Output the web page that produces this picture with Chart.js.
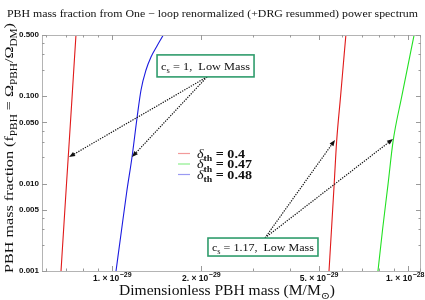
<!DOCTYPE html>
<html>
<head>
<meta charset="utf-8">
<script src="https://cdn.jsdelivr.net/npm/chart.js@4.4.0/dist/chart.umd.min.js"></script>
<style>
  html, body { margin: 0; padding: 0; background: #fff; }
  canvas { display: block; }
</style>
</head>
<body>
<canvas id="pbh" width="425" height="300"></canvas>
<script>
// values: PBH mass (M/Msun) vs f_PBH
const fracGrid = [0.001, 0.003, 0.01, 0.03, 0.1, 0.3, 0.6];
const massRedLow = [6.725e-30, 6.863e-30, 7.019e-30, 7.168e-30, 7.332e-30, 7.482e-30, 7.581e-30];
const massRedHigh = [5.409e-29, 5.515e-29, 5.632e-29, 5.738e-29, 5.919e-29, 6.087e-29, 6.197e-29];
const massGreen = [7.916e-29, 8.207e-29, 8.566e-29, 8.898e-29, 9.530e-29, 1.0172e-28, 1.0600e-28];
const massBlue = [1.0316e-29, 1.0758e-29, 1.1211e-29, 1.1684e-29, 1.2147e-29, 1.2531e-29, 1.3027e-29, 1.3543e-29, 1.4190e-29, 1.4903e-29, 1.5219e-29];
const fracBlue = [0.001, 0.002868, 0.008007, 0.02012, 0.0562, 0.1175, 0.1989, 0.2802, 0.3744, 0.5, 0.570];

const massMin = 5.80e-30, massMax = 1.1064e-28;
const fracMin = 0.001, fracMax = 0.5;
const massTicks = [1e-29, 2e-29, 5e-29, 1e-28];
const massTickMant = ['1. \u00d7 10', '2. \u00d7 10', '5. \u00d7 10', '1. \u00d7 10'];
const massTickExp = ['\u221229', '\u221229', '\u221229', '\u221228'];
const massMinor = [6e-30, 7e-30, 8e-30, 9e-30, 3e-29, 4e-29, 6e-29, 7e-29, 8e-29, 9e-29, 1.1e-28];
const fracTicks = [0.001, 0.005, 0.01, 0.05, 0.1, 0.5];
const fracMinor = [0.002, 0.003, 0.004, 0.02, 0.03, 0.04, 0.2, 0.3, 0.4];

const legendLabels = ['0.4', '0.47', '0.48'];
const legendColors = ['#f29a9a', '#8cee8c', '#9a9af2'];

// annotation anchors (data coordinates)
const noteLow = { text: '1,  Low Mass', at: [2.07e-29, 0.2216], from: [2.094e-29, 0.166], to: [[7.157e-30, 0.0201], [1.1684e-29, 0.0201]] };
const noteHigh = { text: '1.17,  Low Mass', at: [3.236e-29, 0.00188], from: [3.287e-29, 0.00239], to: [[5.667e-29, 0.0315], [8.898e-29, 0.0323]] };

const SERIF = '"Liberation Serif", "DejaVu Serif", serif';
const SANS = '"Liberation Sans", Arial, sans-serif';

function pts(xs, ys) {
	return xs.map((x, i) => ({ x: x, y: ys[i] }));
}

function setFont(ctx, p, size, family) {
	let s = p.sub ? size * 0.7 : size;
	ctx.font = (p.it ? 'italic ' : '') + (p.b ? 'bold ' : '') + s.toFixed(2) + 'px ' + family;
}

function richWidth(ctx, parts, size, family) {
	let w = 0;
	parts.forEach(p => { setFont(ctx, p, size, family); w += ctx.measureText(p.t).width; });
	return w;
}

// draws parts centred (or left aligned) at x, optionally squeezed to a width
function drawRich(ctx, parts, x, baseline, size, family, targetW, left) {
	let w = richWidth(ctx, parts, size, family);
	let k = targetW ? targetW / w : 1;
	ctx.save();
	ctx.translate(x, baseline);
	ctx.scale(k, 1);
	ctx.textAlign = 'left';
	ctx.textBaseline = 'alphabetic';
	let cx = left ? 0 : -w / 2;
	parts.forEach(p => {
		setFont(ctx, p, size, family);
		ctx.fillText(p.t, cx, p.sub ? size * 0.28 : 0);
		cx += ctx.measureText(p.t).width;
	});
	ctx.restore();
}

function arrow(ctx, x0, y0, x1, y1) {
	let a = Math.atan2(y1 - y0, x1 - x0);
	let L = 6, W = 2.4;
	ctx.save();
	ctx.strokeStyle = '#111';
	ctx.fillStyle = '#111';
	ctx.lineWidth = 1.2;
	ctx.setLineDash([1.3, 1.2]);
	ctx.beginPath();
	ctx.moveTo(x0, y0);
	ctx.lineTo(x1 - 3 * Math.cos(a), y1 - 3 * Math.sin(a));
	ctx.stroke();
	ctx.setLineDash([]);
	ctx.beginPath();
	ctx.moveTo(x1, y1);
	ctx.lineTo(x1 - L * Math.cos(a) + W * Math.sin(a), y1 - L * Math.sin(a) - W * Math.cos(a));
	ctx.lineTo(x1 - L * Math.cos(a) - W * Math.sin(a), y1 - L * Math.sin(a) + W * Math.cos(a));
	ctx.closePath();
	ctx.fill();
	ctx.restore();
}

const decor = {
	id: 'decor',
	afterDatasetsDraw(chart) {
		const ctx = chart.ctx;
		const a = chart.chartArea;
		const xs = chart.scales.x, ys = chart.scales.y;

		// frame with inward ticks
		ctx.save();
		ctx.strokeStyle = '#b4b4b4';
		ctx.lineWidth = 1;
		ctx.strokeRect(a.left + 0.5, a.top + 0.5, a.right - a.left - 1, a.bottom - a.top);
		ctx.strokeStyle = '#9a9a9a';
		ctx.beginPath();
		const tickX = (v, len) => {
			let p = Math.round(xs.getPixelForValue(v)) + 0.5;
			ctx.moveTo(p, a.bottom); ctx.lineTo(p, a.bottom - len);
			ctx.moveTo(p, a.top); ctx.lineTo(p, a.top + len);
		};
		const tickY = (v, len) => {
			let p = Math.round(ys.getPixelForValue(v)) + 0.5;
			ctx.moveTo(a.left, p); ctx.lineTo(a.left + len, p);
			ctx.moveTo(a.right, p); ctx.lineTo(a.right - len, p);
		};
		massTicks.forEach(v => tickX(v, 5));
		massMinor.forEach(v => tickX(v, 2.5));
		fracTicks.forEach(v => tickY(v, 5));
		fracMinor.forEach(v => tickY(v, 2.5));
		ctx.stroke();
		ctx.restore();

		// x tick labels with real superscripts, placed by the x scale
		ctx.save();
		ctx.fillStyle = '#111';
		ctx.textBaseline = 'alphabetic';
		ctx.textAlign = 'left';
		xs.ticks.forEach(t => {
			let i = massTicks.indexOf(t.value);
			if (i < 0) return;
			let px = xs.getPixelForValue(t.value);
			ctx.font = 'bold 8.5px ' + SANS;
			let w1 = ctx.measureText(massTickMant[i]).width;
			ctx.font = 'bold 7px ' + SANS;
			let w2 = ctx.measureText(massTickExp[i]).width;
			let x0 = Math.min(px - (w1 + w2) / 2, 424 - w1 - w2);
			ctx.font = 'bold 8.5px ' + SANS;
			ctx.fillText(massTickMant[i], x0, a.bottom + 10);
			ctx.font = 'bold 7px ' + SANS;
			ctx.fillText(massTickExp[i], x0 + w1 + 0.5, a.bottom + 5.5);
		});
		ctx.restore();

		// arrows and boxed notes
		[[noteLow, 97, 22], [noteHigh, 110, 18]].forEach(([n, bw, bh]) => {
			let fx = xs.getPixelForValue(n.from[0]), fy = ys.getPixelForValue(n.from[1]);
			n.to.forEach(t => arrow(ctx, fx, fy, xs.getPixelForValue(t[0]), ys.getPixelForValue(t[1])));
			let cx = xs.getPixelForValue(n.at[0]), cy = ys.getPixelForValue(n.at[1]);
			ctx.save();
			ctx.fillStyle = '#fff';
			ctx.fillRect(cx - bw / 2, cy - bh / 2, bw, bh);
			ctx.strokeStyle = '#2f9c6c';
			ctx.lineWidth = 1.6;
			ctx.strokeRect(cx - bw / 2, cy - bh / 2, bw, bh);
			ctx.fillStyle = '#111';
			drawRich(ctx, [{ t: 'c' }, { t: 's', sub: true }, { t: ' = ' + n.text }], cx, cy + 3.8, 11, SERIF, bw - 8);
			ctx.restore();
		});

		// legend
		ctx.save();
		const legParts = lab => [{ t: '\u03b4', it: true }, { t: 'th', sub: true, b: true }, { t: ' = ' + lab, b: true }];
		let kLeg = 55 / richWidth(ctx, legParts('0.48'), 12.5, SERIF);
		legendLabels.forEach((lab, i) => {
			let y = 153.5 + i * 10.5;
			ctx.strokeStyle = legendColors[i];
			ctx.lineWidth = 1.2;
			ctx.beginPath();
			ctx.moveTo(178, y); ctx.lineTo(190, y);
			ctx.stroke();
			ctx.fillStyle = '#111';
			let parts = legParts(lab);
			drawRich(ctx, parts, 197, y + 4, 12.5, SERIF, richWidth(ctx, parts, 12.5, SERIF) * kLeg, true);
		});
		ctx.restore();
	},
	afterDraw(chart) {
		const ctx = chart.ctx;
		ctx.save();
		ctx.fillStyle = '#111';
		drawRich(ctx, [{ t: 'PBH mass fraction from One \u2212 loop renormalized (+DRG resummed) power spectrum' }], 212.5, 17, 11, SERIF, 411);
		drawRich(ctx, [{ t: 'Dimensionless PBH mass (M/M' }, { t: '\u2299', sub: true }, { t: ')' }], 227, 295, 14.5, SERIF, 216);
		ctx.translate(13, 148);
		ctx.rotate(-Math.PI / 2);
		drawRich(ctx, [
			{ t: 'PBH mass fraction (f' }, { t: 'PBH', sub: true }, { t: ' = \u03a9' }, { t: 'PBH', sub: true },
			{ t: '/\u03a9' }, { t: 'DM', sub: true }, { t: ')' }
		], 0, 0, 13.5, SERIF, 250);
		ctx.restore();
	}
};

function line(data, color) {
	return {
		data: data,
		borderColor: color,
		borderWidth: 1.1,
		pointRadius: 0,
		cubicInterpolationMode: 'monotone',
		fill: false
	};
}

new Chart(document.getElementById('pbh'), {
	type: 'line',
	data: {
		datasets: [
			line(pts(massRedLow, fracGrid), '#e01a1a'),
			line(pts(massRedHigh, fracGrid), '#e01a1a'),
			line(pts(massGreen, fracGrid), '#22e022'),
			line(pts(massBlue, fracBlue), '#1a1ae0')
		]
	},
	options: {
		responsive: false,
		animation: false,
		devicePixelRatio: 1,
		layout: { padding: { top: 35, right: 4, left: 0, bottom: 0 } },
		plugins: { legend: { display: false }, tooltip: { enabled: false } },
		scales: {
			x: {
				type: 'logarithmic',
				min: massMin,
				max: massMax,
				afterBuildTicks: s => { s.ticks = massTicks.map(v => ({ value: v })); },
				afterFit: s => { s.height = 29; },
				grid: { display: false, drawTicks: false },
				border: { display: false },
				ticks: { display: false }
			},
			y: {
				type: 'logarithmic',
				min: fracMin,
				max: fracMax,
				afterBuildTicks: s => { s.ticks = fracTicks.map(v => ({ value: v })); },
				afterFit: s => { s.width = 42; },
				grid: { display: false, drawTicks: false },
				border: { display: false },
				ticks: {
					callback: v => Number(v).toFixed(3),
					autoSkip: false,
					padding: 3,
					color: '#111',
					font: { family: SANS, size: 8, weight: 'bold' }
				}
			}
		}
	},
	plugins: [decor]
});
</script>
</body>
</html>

◆ ◆ ◆ ◆

Show each line holding the word "with".

OUTPUT FOR THIS EXERCISE →
Output the web page that produces this picture with Chart.js.
		// frame with inward ticks
		// x tick labels with real superscripts, placed by the x scale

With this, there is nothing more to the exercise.